Tuwim passe la guerre en exil : France, Etats-Unis, Brésil. Trau­ma­tisé par le géno­cide, de retour en Pologne, il écrit moins, presque pas, de poésie et con­sacre l’essentiel de son tra­vail à la tra­duc­tion. Il n’approuve pas la sit­u­a­tion poli­tique polon­aise, vit en exil intérieur. Tuwim n’est pas un poète com­mu­niste, encore moins une sorte de stal­in­ien à la Aragon, bien qu’il ait écrit un poème à la gloire de Staline. Drôle d’époque. C’est que le poète est pris au piège, récupéré, ser­vant de cau­tion à son corps défen­dant au régime com­mu­niste polon­ais. On l’honore, on lui accorde les priv­ilèges de la nomen­klatu­ra. On ne note pas encore assez com­bi­en ce monde qui se récla­mait claire­ment de la Révo­lu­tion française, ver­sant robe­spier­riste, a pro­duit une sorte de mon­stre virtuel et poli­tique­ment schiz­o­phrène. Les courants nos­tal­giques ou ostal­giques con­tem­po­rains que l’on ren­con­tre autant en Pologne ou Russie qu’en Europe de l’Ouest oublient com­bi­en le Priv­ilège était devenu le mode socié­tal pri­or­i­taire du monde com­mu­niste de l’époque. Ce même Priv­ilège que Robe­spierre et ses amis s’étaient éver­tués à détru­ire. Le mot mérit­erait un grand roman.

 

Le Grand nettoyage
 

Actions absur­des. L’aspirateur-éléphant
Hurle à pleine trompe. Et la cire
Inonde le par­quet déjà brillant,
Frotte, frotte, jusqu’à ce qu’on s’y mire…
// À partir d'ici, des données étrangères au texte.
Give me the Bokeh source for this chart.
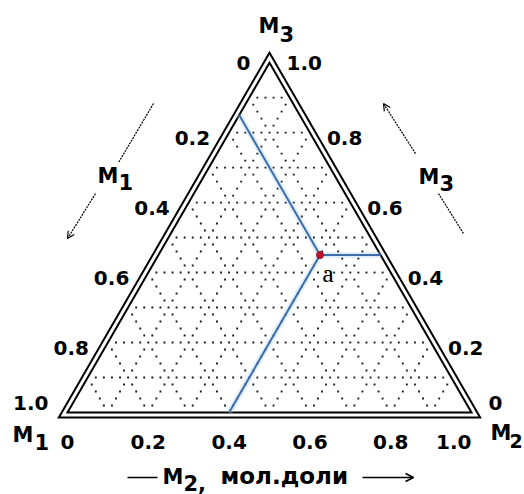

Ils tuent les mites d’or et les punaises
Déjà empoi­son­nées de notre sang.
Ils chas­sent l’araignée, sacrilèges,
Et fou­et­tent les tapis sauvagement.

Et après tout ce remue-ménage
Je me couche, doux, limpi­de, bon,
Dans une pièce pro­pre, aérée, sage,
Avec l’angoisse : où est ma maison ?

 

La ques­tion date de 1933. Elle ne quit­tera jamais le poète Julian Tuwim.